On February 16, 1990, the Federal Court of Appeal confirmed a judge’s ruling that the Unemployment Insurance Ace discriminates against natural parents – as compared to adoptive parents – and must pay them benefits.

The Act gives adoptive parents the right to choose which one of them stays home with a newly adopted baby. In its ruling the Court asserts that natural parents, too, should have the right to decide whether the father or the mother should stay at home. In effect, the Court ruled that magistrates actually have the power to order the government to pay out benefits.

This Court decision directly usurps Parliament’s exclusive control over federal spending and is doing it on a grand scale. This particular ruling might cost the government as much as $450 million according to the Toronto Star (February 17, 1990).

Immigration

On March 5 of this year, Associate Chief Justice James Jerome ruled that Ottawa had too heavily restricted humanitarian reviews that may allow refugee claimants to remain in Canada, regardless of whether they are valid refugees.

According to some spokesmen, this ruling overthrows the existing legislation and all its procedures. It could mean that 80 per cent of about l13, 000 claimants should qualify to remain in Canada on the sole ground that they’ve waited so long for hearings, no matter what their background is or what the immigration department knows about them.

Rights for Sikhs but not for Others

On the same date, March 5, the Supreme Court of Ontario ruled Sikh students must be permitted to carry their (ceremonial) daggers to school.

This ruling has two effects. First, it means that the Ontario Human Rights Code now supersedes the Province’s Education Act. The Act governs the running of schools. The Code on the other hand, is very much the product of an activist “progressive” ideology. In Ontario, for example, it extends protection to the homosexual lifestyle.

A second effect of this ruling is that it contradicts other rulings. The kirpan or dagger is supposed to be a religious symbol, not a weapon. It may now be worn on the ground that it is part of the Sikh religion. Yet last year the same Ontario court system banned the teaching of the Christian religion and the use of the Lord’s prayer.

Abortion

In no area is U.S. judicial activism copied more zealously in Canada than that pertaining to abortion.

Bork’s lessons apply directly to Canada. How else, except in his terms of judicial activism, can we explain the neglect of reason and legal precedent in the Morgentaler and Daigle decisions? Madam Justice Bertha Wilson, for example, is an exponent of the American constitutional “right” to abortion.

It seems necessary for our judges to prove that they are on the right side, the side of “creative” interpretations of the law, so they are succumbing to the current prevailing ideology.
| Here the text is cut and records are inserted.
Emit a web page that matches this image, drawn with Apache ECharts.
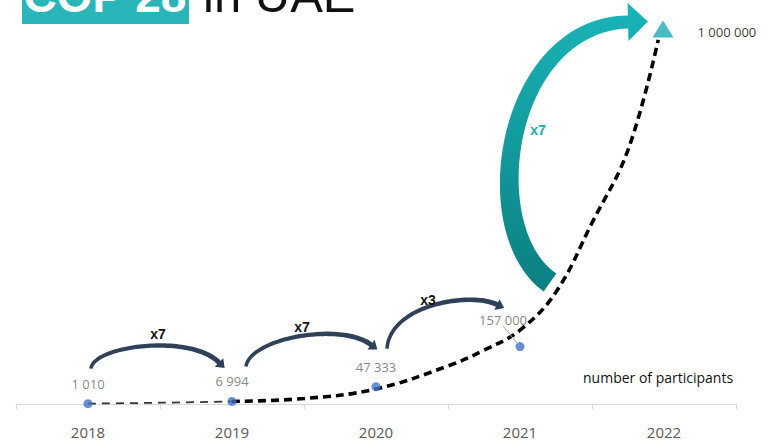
<!DOCTYPE html>
<html><head><meta charset="utf-8">
<script src="https://cdn.jsdelivr.net/npm/echarts@6/dist/echarts.min.js"></script>
<style>html,body{margin:0;padding:0;background:#fff}#c{width:773px;height:440px}</style>
</head><body><div id="c"></div>
<script>
// ---- data ----
const years = ['2018', '2019', '2020', '2021', '2022'];
const participants = [1010, 6994, 47333, 157000];
const target2022 = 1000000;
// dashed growth curve: [position in years from 2018, participants]
const trendEarly = [[0, 1010], [0.5, 3500], [1, 7000]];
const trendLate = [[1, 7000], [1.5, 15000], [2, 41000], [2.5, 104000], [2.75, 147000], [3, 202000],
  [3.25, 306000], [3.5, 495000], [3.75, 694000], [3.96, 995000]];
const growthLabels = ['x7', 'x7', 'x3', 'x7'];
const titleBox = 'COP 28';
const titleRest = 'in UAE';
const seriesNote = 'number of participants';

const fmt = v => String(v).replace(/\B(?=(\d{3})+(?!\d))/g, ' ');

const chart = echarts.init(document.getElementById('c'), null, {renderer: 'svg'});
const option = {
  animation: false,
  backgroundColor: '#fff',
  grid: {left: 16, right: 37, top: 38, bottom: 36},
  xAxis: [{
    type: 'category', data: years, boundaryGap: true,
    axisLine: {lineStyle: {color: '#d9d9d9', width: 1}},
    axisTick: {show: true, length: 5, lineStyle: {color: '#d9d9d9'}},
    axisLabel: {color: '#595959', fontSize: 15, fontFamily: 'Open Sans', margin: 20}
  }, {
    type: 'value', min: -0.5, max: 4.5, show: false, splitLine: {show: false}
  }],
  yAxis: {type: 'value', min: 0, max: 1000000, show: false, splitLine: {show: false}},
  series: [
    {
      type: 'line', xAxisIndex: 1, data: trendEarly, smooth: 0.4, symbol: 'none', z: 2,
      lineStyle: {color: '#333', width: 1.8, type: [8, 6]}
    },
    {
      type: 'line', xAxisIndex: 1, data: trendLate, smooth: 0.4, symbol: 'none', z: 2,
      lineStyle: {color: '#000', width: 3.6, type: [8, 5]}
    },
    {
      type: 'scatter', z: 4, symbolSize: 9,
      itemStyle: {color: '#4472c4'},
      data: participants.map((v, i) => i === 3 ? {value: v, labelLine: {show: true, lineStyle: {color: '#a6a6a6', width: 1}}} : v),
      label: {show: true, position: 'top', distance: 9, color: '#666', fontSize: 13, fontFamily: 'Open Sans',
        formatter: p => fmt(p.value)},
      labelLayout: p => p.dataIndex === 3 ? {dx: -17, dy: -7} : {}
    },
    {
      type: 'scatter', z: 5, symbol: 'triangle', symbolSize: [21, 17], symbolOffset: [-1, -9],
      itemStyle: {color: '#1aabb0'},
      data: [null, null, null, null, target2022],
      label: {show: true, position: 'right', distance: 24, color: '#000', fontSize: 13, fontFamily: 'Open Sans',
        offset: [0, 3], formatter: p => fmt(p.value)}
    }
  ]
};
chart.setOption(option);

// ---- annotations anchored to the data points ----
const px = (i, v) => chart.convertToPixel({xAxisIndex: 0, yAxisIndex: 0}, [years[i], v]);
const pts = participants.map((v, i) => px(i, v)).concat([px(4, target2022)]);

function bez(p, t) {
  const u = 1 - t;
  return [0, 1].map(k => u*u*u*p[0][k] + 3*u*u*t*p[1][k] + 3*u*t*t*p[2][k] + t*t*t*p[3][k]);
}
function bezD(p, t) {
  const u = 1 - t;
  return [0, 1].map(k => 3*u*u*(p[1][k]-p[0][k]) + 6*u*t*(p[2][k]-p[1][k]) + 3*t*t*(p[3][k]-p[2][k]));
}
function arrowPoly(c, w0, w1, hl, hw) {
  const N = 60, L = [], R = [];
  for (let i = 0; i <= N; i++) {
    const t = i / N, q = bez(c, t), d = bezD(c, t), len = Math.hypot(d[0], d[1]);
    const nx = -d[1] / len, ny = d[0] / len, w = (w0 + (w1 - w0) * t) / 2;
    L.push([q[0] + nx * w, q[1] + ny * w]);
    R.push([q[0] - nx * w, q[1] - ny * w]);
  }
  const d = bezD(c, 1), len = Math.hypot(d[0], d[1]);
  const dx = d[0] / len, dy = d[1] / len, nx = -dy, ny = dx, e = c[3];
  const head = [[e[0] + nx * hw, e[1] + ny * hw], [e[0] + dx * hl, e[1] + dy * hl], [e[0] - nx * hw, e[1] - ny * hw]];
  return L.concat(head, R.reverse());
}
const add = (p, o) => [p[0] + o[0], p[1] + o[1]];

const arrowSpecs = [
  {from: 0, to: 1, c: [[3, -35], [5, -58], [-42, -68], [-13, -39]], lab: [70, -70]},
  {from: 1, to: 2, c: [[14, -35], [18, -63], [-36, -65], [-5, -42]], lab: [70, -74]},
  {from: 2, to: 3, c: [[11, -38], [14, -82], [-50, -55], [-23, -42]], lab: [52, -87]},
  {from: 3, to: 4, c: [[30, -64], [-45, -117], [-159, -13], [-36, -16]], lab: [18, -217], big: true}
];

const graphics = [
  {type: 'rect', shape: {x: 22, y: -40, width: 167, height: 64}, style: {fill: '#2ab5b8'}, z: 10},
  {type: 'text', x: 105, y: -4, z: 11, style: {text: titleBox, fill: '#fff', font: 'bold 46px "Liberation Sans"', align: 'center', verticalAlign: 'middle'}},
  {type: 'text', x: 203, y: -5, z: 11, style: {text: titleRest, fill: '#111', font: '49px "Liberation Sans"', align: 'left', verticalAlign: 'middle'}},
  {type: 'text', x: 583, y: 377, z: 11, style: {text: seriesNote, fill: '#111', font: '14px "Open Sans"', align: 'left', verticalAlign: 'middle'}}
];

arrowSpecs.forEach((s, k) => {
  const a = pts[s.from], b = pts[s.to];
  const c = [add(a, s.c[0]), add(a, s.c[1]), add(b, s.c[2]), add(b, s.c[3])];
  const poly = s.big ? arrowPoly(c, 22, 13, 20, 19) : arrowPoly(c, 3.5, 5, 8, 6);
  const fill = s.big
    ? {type: 'linear', x: 0, y: 0, x2: 0, y2: 1, colorStops: [{offset: 0, color: '#1ab4b9'}, {offset: 1, color: '#0b7f80'}]}
    : '#2f4159';
  graphics.push({type: 'polygon', shape: {points: poly}, style: {fill: fill}, z: 6});
  const lp = add(a, s.lab);
  graphics.push({type: 'text', x: lp[0], y: lp[1], z: 7, style: {
    text: growthLabels[k], fill: s.big ? '#1aacb2' : '#111', font: 'bold 14px "Liberation Sans"',
    align: 'center', verticalAlign: 'middle'}});
});

chart.setOption({graphic: graphics});
</script>
</body></html>
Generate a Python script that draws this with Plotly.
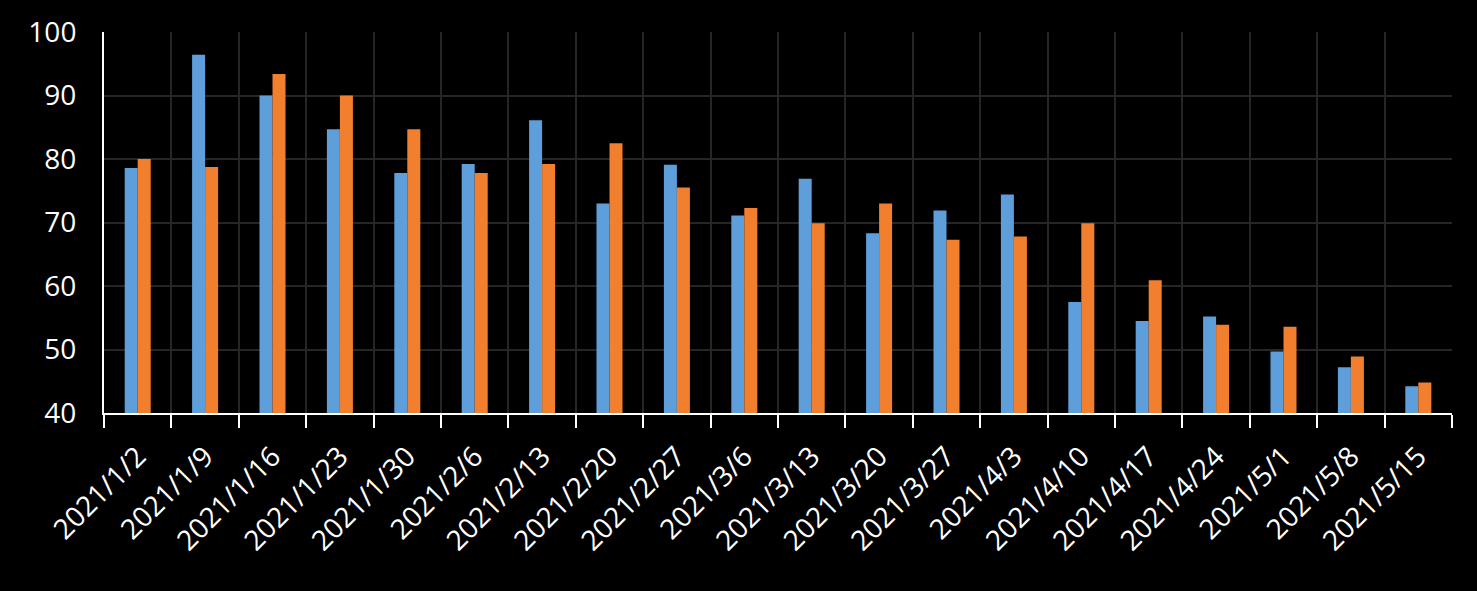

“Even in its highest ranks,” wrote George Grant after the January 1988 Ottawa Supreme Court judgment, “the legal system in its unthinking liberalism simply flounders in the face of those who find meaning in the triumph of the will. This has been shown in both of the liberally appointed American and Canadian judiciaries. When society puts power into the hands of the courts, they had better be educated.” Reading Bork would help them.